“Fire in the Hole”—second song, side two of Can't Buy a Thrill (1972)

This is just one of my favorite Steely Dan songs of all, one I totally overlooked in the Seventies when I bought their first album (probably the third of their records I obtained)—it's subtle, doesn't jump out like the hits, and is pretty mellow and jazzy. After all those decades, when I came back to SD, this is one the songs that killed me. On the back of the album cover there are minimal clues and credits about each song (including who sang it, since there were three singers on this record).

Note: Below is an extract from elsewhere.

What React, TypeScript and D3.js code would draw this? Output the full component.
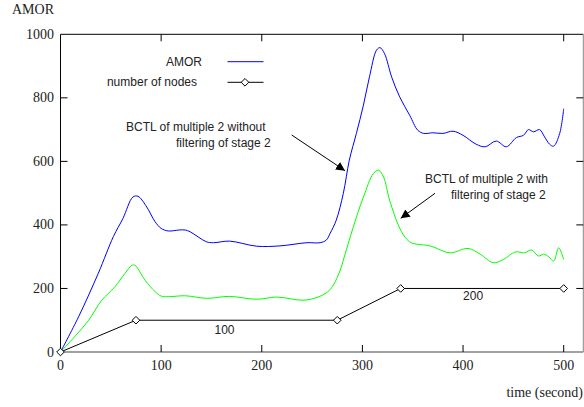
import React from "react";
import * as d3 from "d3";

const amorT = [0, 18, 37.6, 52.5, 62, 72, 77, 85, 94, 100, 107, 118, 124, 129, 145, 152, 168, 195, 218, 245, 258, 264, 268, 274, 281, 287, 294, 301, 307, 314, 317.5, 322, 329, 337, 347, 355, 361, 370, 380, 390, 400, 413, 422, 433, 443, 453, 460, 465, 470, 476, 481, 486, 490, 496, 500];
const amorV = [0, 111, 248, 363, 420, 488, 490, 460, 410, 389, 381, 384, 384, 378, 347, 344, 349, 333, 334, 344, 344, 352, 374, 415, 499, 604, 688, 777, 866, 950, 958, 939, 866, 803, 745, 698, 688, 690, 688, 695, 682, 654, 646, 664, 646, 675, 682, 700, 693, 700, 677, 654, 648, 688, 766];

const filtT = [0, 14, 28, 41, 54, 64, 71, 74, 84, 94, 100, 107, 124, 145, 168, 195, 215, 241, 255, 265, 271, 278, 281, 291, 301, 311, 316, 321, 327, 337, 344, 350, 357, 364, 371, 387, 405, 417, 430, 440, 452, 461, 468, 475, 480, 485, 490, 495, 500];
const filtV = [0, 48, 100, 163, 205, 247, 273, 273, 226, 190, 176, 174, 177, 169, 175, 166, 173, 163, 172, 188, 210, 258, 289, 394, 488, 562, 572, 551, 478, 390, 355, 342, 338, 336, 330, 312, 326, 308, 281, 291, 315, 312, 321, 302, 308, 300, 286, 328, 291];

const nodeT = [0, 75, 275, 338, 500];
const nodeV = [0, 100, 100, 200, 200];

const xTicks = [0, 100, 200, 300, 400, 500];
const yTicks = [0, 200, 400, 600, 800, 1000];

const nodeLabels = [
  { t: 163, v: 100, text: "100" },
  { t: 410, v: 200, text: "200" },
];

export default function App() {
  const left = 60.5, right = 583.3, top = 34.3, bottom = 352;
  const x = d3.scaleLinear().domain([0, 520]).range([left, left + 520 * 1.0064]);
  const y = d3.scaleLinear().domain([0, 1000]).range([bottom, top]);

  const line = d3
    .line<[number, number]>()
    .x((d) => x(d[0]))
    .y((d) => y(d[1]))
    .curve(d3.curveCatmullRom.alpha(0.5));
  const straight = d3
    .line<[number, number]>()
    .x((d) => x(d[0]))
    .y((d) => y(d[1]));

  const amor = amorT.map((t, i) => [t, amorV[i]] as [number, number]);
  const filt = filtT.map((t, i) => [t, filtV[i]] as [number, number]);
  const nodes = nodeT.map((t, i) => [t, nodeV[i]] as [number, number]);

  const serif = "'Liberation Serif', 'Times New Roman', serif";
  const sans = "'Liberation Sans', Arial, sans-serif";
  const diamond = (cx: number, cy: number, r = 3.8) =>
    `M${cx},${cy - r}L${cx + r},${cy}L${cx},${cy + r}L${cx - r},${cy}Z`;

  return (
    <svg
      width={584}
      height={407}
      style={{ position: "absolute", left: 0, top: 0, background: "#fff" }}
    >
      <defs>
        <marker id="ah" viewBox="0 0 10 10" refX="10" refY="5" markerWidth="9" markerHeight="9" orient="auto" markerUnits="userSpaceOnUse">
          <path d="M0,0L10,5L0,10Z" fill="#000" />
        </marker>
      </defs>
      <rect x={0} y={0} width={584} height={407} fill="#fff" />

      {/* frame */}
      <line x1={left} y1={top} x2={right} y2={top} stroke="#000" strokeWidth={1} />
      <line x1={left} y1={top} x2={left} y2={bottom} stroke="#000" strokeWidth={1} />
      <line x1={left} y1={bottom} x2={right} y2={bottom} stroke="#444" strokeWidth={1.2} />
      <line x1={right} y1={top} x2={right} y2={bottom} stroke="#888" strokeWidth={1} />

      {/* ticks */}
      {xTicks.filter((t) => t > 0).map((t) => (
        <g key={"xt" + t}>
          <line x1={x(t)} y1={bottom} x2={x(t)} y2={bottom - 7} stroke="#000" />
          <line x1={x(t)} y1={top} x2={x(t)} y2={top + 7} stroke="#000" />
        </g>
      ))}
      {yTicks.filter((v) => v > 0 && v < 1000).map((v) => (
        <g key={"yt" + v}>
          <line x1={left} y1={y(v)} x2={left + 7} y2={y(v)} stroke="#000" />
          <line x1={right} y1={y(v)} x2={right - 7} y2={y(v)} stroke="#000" />
        </g>
      ))}
      {xTicks.map((t) => (
        <text key={"xl" + t} x={x(t)} y={370} textAnchor="middle" fontFamily={serif} fontSize={14} fill="#222">
          {t}
        </text>
      ))}
      {yTicks.map((v) => (
        <text key={"yl" + v} x={54} y={y(v) + 4.5} textAnchor="end" fontFamily={serif} fontSize={14} fill="#222">
          {v}
        </text>
      ))}
      <text x={12} y={14} fontFamily={serif} fontSize={14} fill="#222">AMOR</text>
      <text x={583} y={397} textAnchor="end" fontFamily={serif} fontSize={14} fill="#222">time (second)</text>

      {/* series */}
      <path d={line(filt) || ""} fill="none" stroke="#00ff00" strokeWidth={1} />
      <path d={line(amor) || ""} fill="none" stroke="#0000ff" strokeWidth={1} />
      <path d={straight(nodes) || ""} fill="none" stroke="#000" strokeWidth={1} />
      {nodes.map((d, i) => (
        <path key={"n" + i} d={diamond(x(d[0]), y(d[1]))} fill="#fff" stroke="#000" strokeWidth={1} />
      ))}
      {nodeLabels.map((l, i) => (
        <text key={l.text} x={x(l.t)} y={y(l.v) + (i === 0 ? 14 : 12)} textAnchor="middle" fontFamily={sans} fontSize={12} fill="#222">
          {l.text}
        </text>
      ))}

      {/* legend */}
      <text x={202} y={66} textAnchor="end" fontFamily={sans} fontSize={12} fill="#222">AMOR</text>
      <line x1={227.5} y1={61.7} x2={263.5} y2={61.7} stroke="#0000ff" strokeWidth={1} />
      <text x={197} y={86} textAnchor="end" fontFamily={sans} fontSize={12} fill="#222">number of nodes</text>
      <line x1={227.5} y1={82.3} x2={263.5} y2={82.3} stroke="#000" strokeWidth={1} />
      <path d={diamond(245, 82.3)} fill="#fff" stroke="#000" strokeWidth={1} />

      {/* annotations */}
      <text x={126} y={131} fontFamily={sans} fontSize={12} fill="#222">BCTL of multiple 2 without</text>
      <text x={176} y={146.5} fontFamily={sans} fontSize={12} fill="#222">filtering of stage 2</text>
      <line x1={291.7} y1={135} x2={345} y2={170.7} stroke="#000" strokeWidth={1} markerEnd="url(#ah)" />
      <text x={425} y={183} fontFamily={sans} fontSize={12} fill="#222">BCTL of multiple 2 with</text>
      <text x={451} y={198.5} fontFamily={sans} fontSize={12} fill="#222">filtering of stage 2</text>
      <line x1={435} y1={193.3} x2={400.7} y2={218.3} stroke="#000" strokeWidth={1} markerEnd="url(#ah)" />
    </svg>
  );
}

This one says: “Steel guitar by the Skunk.” It's some fine playing, understated and beautiful—I'm not sure when I became a huge fan of Jeff “Skunk” Baxter—but at first it probably had to do with his name, look, and persona, before I realized he's the guy you want playing on your record. It's mainly a piano song, very much jazz sounding, like one that would be more prominent a few records later. It's a very simple song, two verses and a chorus, with a nice piano solo in the middle, and then a lovely steel guitar solo at the end. Lyrically, you can just kind of let it go and be satisfied, in that it sounds at once very personal and also totally ambiguous. Of course, I can't just let it go, seeing how pretty much every SD song intrigues me. I remember the expression, “fire in the hole” from Apocalypse Now (1979), I think when a live shell goes into a boat cabin, something like that... it's a military phrase, I guess, probably in every war movie ever made. Here, as a metaphor, it sounds like it's about the point in a relationship where things have gone bad, from the point of view of the man who doesn't have the courage to end things, even though he knows that's the right, and inevitable, conclusion. Another happy one! The best couple lines are: “With a cough, I shake it off, and work around my yellow stripe. Should I hide, and eat my pride, or wait until it's good and ripe?” That's just an inspired bit of lyric writing—and it only took me 45 years to notice it.